Not to sound all Fast Company, but values and strategic alignment is the glue that holds an organization together. In corporate speak, it's what folks talk about when they say they're 'on the same page.' Folks in suits talk a lot about 'being on the same page' but there is usually a big gap between where the Leader says they are and what folks on the frontline see. Say what you will about the GOP, in every single one of the candidates they run, values and strategy go hand in hand.
In the Clinton campaign's case, HRC and her staff seemed to come from totally different directions: Penn wanting to go immediately negative (which I'll note later), other key staff resisting, the Leader being conspicuously absent from the final decision. Did HRC really believe that BO was 'un-American'? I seriously doubt that. Yet, what made Penn think she'd be open to that? What values gap existed between them?
(And sharing the same goal does not mean people share the same values.)
My biggest takeaway from the piece was how important information flow is to any successful campaign (not just political campaigns, either.) The memos reveal how information was plugged, or viewed with distrust, at various points. Information on budgets, tactics, shifting electoral landscape - all, at some point, went ignored by key people after being floated 'up' or 'across' the organization from people on the frontline. As a result, the leader was left without the tools she needed to do the work she needed to do. Does this kind of isolation make a leader trust her team or does this make her assume more responsibility because she can't trust her team to do what it needs to do to deliver? And, in return, does a team look at their leader's withdrawal and respond positively or panic, withholding bad news and leading to more distrust?

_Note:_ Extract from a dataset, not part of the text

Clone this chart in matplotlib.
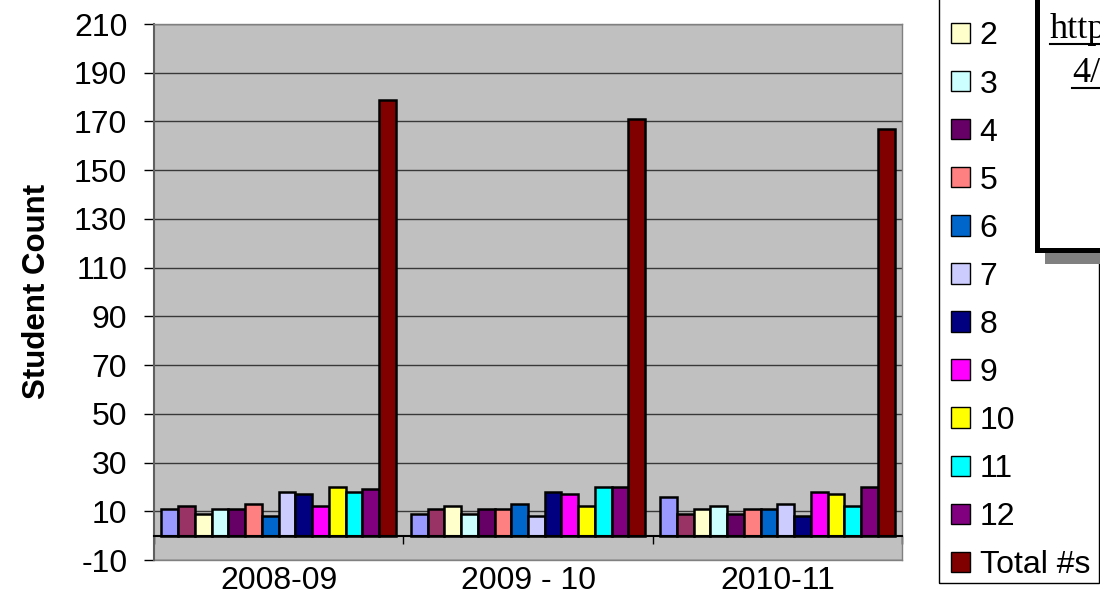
import matplotlib
matplotlib.use('Agg')
import matplotlib.pyplot as plt
from matplotlib.patches import Rectangle
from matplotlib.lines import Line2D
import numpy as np

plt.rcParams['font.family'] = ['Liberation Sans', 'DejaVu Sans']
plt.rcParams['axes.unicode_minus'] = False

categories = ['2008-09', '2009 - 10', '2010-11']
series_names = ['K', '1', '2', '3', '4', '5', '6', '7', '8', '9', '10', '11', '12', 'Total #s']
grade_K = [11, 9, 16]
grade_1 = [12, 11, 9]
grade_2 = [9, 12, 11]
grade_3 = [11, 9, 12]
grade_4 = [11, 11, 9]
grade_5 = [13, 11, 11]
grade_6 = [8, 13, 11]
grade_7 = [18, 8, 13]
grade_8 = [17, 18, 8]
grade_9 = [12, 17, 18]
grade_10 = [20, 12, 17]
grade_11 = [18, 20, 12]
grade_12 = [19, 20, 20]
total_counts = [179, 171, 167]
series_values = [grade_K, grade_1, grade_2, grade_3, grade_4, grade_5, grade_6,
                 grade_7, grade_8, grade_9, grade_10, grade_11, grade_12, total_counts]
series_colors = ['#9999FF', '#993366', '#FFFFCC', '#CCFFFF', '#660066', '#FF8080',
                 '#0066CC', '#CCCCFF', '#000080', '#FF00FF', '#FFFF00', '#00FFFF',
                 '#800080', '#800000']
y_ticks = list(range(-10, 211, 20))
# the legend's first entries (K, 1) lie above the visible area in the reference
first_visible_legend_entry = 2

W, H = 1100, 598
fig = plt.figure(figsize=(11, 5.98), dpi=100)
fig.patch.set_facecolor('white')

ax = fig.add_axes([154 / W, 1 - 560 / H, 748 / W, 536 / H])
ax.set_facecolor('#C0C0C0')

n = len(series_names)
span = 0.94
bw = span / n
x = np.arange(len(categories))
handles = []
for k, (name, vals, col) in enumerate(zip(series_names, series_values, series_colors)):
    b = ax.bar(x - span / 2 + bw * (k + 0.5), vals, width=bw, color=col,
               edgecolor='black', linewidth=1.8, zorder=3, label=name)
    handles.append(b)

ax.set_xlim(-0.5, len(categories) - 0.5)
ax.set_ylim(-10, 210)
ax.set_yticks(y_ticks)
ax.yaxis.grid(True, color='#383838', linewidth=1.0, zorder=1)
ax.set_axisbelow(True)

for s in ['top', 'right']:
    ax.spines[s].set_color('#808080')
    ax.spines[s].set_linewidth(1.0)
ax.spines['left'].set_color('#606060')
ax.spines['left'].set_linewidth(1.5)
ax.spines['bottom'].set_position(('data', 0))
ax.spines['bottom'].set_color('black')
ax.spines['bottom'].set_linewidth(1.5)
ax.spines['bottom'].set_zorder(4)
ax.add_line(Line2D([0, 1], [0, 0], transform=ax.transAxes, color='#808080',
                   linewidth=1.0, clip_on=False))

ax.set_xticks(x)
ax.set_xticklabels(categories)
ax.set_xticks(np.arange(-0.5, len(categories), 1.0), minor=True)
ax.tick_params(axis='x', which='major', length=0, pad=22, labelsize=23)
ax.tick_params(axis='x', which='minor', length=6, width=1, direction='out', color='black')
ax.tick_params(axis='y', length=7.2, width=1, direction='out', pad=12, labelsize=23)

fig.text(37 / W, 1 - 291 / H, 'Student Count', rotation=90, ha='center', va='center',
         fontsize=22.5, fontweight='bold')

leg = fig.legend(handles=handles[first_visible_legend_entry:],
                 labels=series_names[first_visible_legend_entry:], loc='lower left',
                 bbox_to_anchor=(951 / W, 1 - 580 / H), bbox_transform=fig.transFigure,
                 frameon=False, fontsize=23, handlelength=0.6, handleheight=0.6,
                 handletextpad=0.3, labelspacing=0.565, borderpad=0, borderaxespad=0)
for h in leg.legend_handles:
    h.set_linewidth(1.0)

fig.patches.append(Rectangle((939 / W, 1 - 583 / H), 160 / W, 583 / H + 0.2,
                             transform=fig.transFigure, fill=False, edgecolor='black',
                             linewidth=1.0, zorder=6))

# text box with shadow
fig.patches.append(Rectangle((1045 / W, 1 - 264 / H), 0.2, 264 / H + 0.2,
                             transform=fig.transFigure, facecolor='#808080',
                             edgecolor='none', zorder=9))
fig.patches.append(Rectangle((1036.5 / W, 1 - 249.5 / H), 0.2, 249.5 / H + 0.2,
                             transform=fig.transFigure, facecolor='white',
                             edgecolor='black', linewidth=3.6, zorder=10))
t1 = fig.text(1050 / W, 1 - 38 / H, 'http', family='Liberation Serif', fontsize=26,
              ha='left', va='baseline', zorder=11)
t2 = fig.text(1072 / W, 1 - 82 / H, '4/', family='Liberation Serif', fontsize=26,
              ha='left', va='baseline', zorder=11)
fig.canvas.draw()
r = fig.canvas.get_renderer()
for t, yu in [(t1, 44), (t2, 88)]:
    bb = t.get_window_extent(r)
    fig.lines.append(Line2D([bb.x0 / W, min(bb.x1, W) / W], [1 - yu / H, 1 - yu / H],
                            transform=fig.transFigure, color='black', linewidth=1.5,
                            zorder=11))

fig.savefig('out.png', dpi=100)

High performing teams don't have these issues; they see and act (quickly) through the same goggles, acting with flexibility to good and bad environmental factors; ideas are evaluated on their value-addedness (is this idea going to enhance our mission and vision, stretch it or take us outside of it?); high performing teams act with autonomy but there's always an honest touchstone with leadership, marked by free flowing communication.
If only someone on Clinton's staff had read a few issues of the Harvard Business Review.
Reading the Atlantic piece, I was riveted. Reading Penn's memos where he suggested highlighting Obama's Otherness and 'un-American-ness,' I thought, 'Wow, he actually said it.' If we take his suggestion and pair it with his note that the campaign was trying to 'neutralize' race as a major factor, then we get a picture of a man with his head very far up his ass. You want to take 'race' out of the picture but you don't mind telling a whole bunch of black and brown people that a man of color is un-American.
Talk about problematic - and talk about an opportunity for the Dems to ask themselves if that kind of strategic thinking reflects the values of their party.
This piece also makes me hope the Obama camp will be careful of values/strategy misalignment, mission and vision creep, or perceptions thereof. (In other words, no more FISA or offshore drilling shit!) But I'm almost positive Obama reads the HBR. Right?